この考え方からは、「お金がないから良いものを生み出せない」という経営上の意識の障壁は、結構簡単に乗り越えられると思わないだろうか。そんなものは幸せな状態を創り出すにあたって根源的に必要なものではないからである。つまり、お金がなくても人々に貢献していく方法なんていくらでも創り出せると思われる。満足度は、お金があってもなくても大して関係ない。お金自体では大したものを生み出すことはできないだろう。生み出したい幸福のために、手段の一つとしてお金が動くことがあるというぐらいのものだと思う。もともと「お金から何か幸せが生み出されるものだ」という発想は、間違いであると思う。その辺も考えて組織や社会の制度をつくると、皆が共に幸せになれる組織の運営形態をつくり出すことができると思う。


 そのため、私たちの仕事に重要なのは、「社会の人々にどれだけの幸福度を生み出せるか」という価値の創造性を重視することが大切であると思われる。「お金を求める以前に、人々と共に感じられる幸せを思うべきである」という考え方が物事を改善していく上で妥当性が高い考え方ではないだろうか。このように考えると、金銭的につらい境遇に陥っていたとしても、「この場から頑張っていこう」と思えたりすることもあるのではないだろうか。そういう考えが組織内に普及し、お金と社会との関係の認識が十分に定まっていると、安易な金銭的不満によって組織のモチベーションが低下してしまうようなことも少なくなるのではないかと思われる。


 そのような理由から、仕事や企業活動では、「共に生きていくために社会との協力関係を築いている組織」をつくり出していくことが大切だと思う。その助け合いや共生関係の分野や領域の考え方は社会階層や組織、団体などによってそれぞれ異なるところがあると思う。それら様々な社会の側面の全体で、全人類を共生させていくバランスを保てるように設計していくことが大切だと思う。


 その役割の視点では、お金は「生命配分のエネルギー」と言えるような部分もあると思う。お金は、人の感じる価値をお金という形で将来に向かって保存できるのである。お金を使った交流は、物々交換ではないので、万人と取引することができる。その共通の価値というエネルギー単位を形にしたものである。

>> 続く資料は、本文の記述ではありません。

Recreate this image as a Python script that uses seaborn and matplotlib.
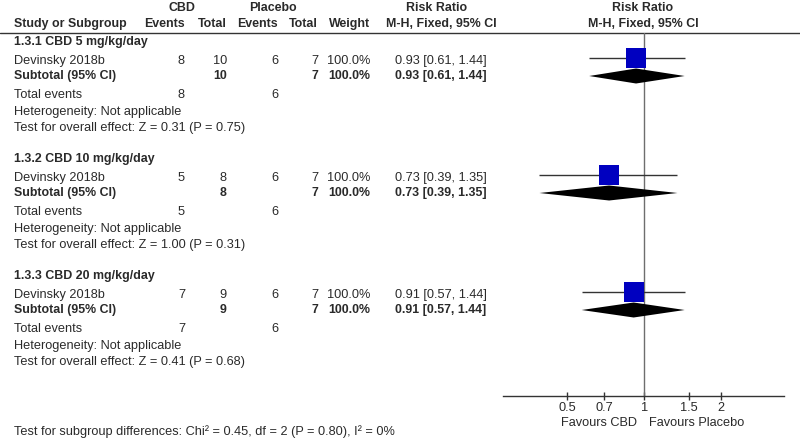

 社会の中でお金という価値のエネルギーは、人の生命の存続と気持ちの高揚のために使われ、他者に渡っていくのである。できればその過程を回りまわって、お金の価値のエネルギーを人類の生命活動の永続的運営に最大限貢献できるように使っていき、回していきたいものである。その役割配分の中に、地方創生とか国際化などの政治政策の視野も経営と同時に組み合わせて考えていくといいのではないかと思われる。


 以上のお金の見方についての話を少しまとめることとする。お金は人間社会が生まれた後につくりだしたものであり、お金は社会の中で人々と価値を分け合う交流手段として利用されているものである。そのため、お金を得ていくことを仕事の目的として考えてしまうのはやや短絡的な考え方であり、社会全体で見ると成り立たない考え方である。その見方ではより良い価値を生み出し、この社会の中で秩序あるバランスのとれた充実した生き方を継続していくことができないと考えられる。お金を扱う上では、仕事の目標を自分自身と社会の人々とが共により良い生存運営を行っていけるように位置づけることが大切であると考えられる。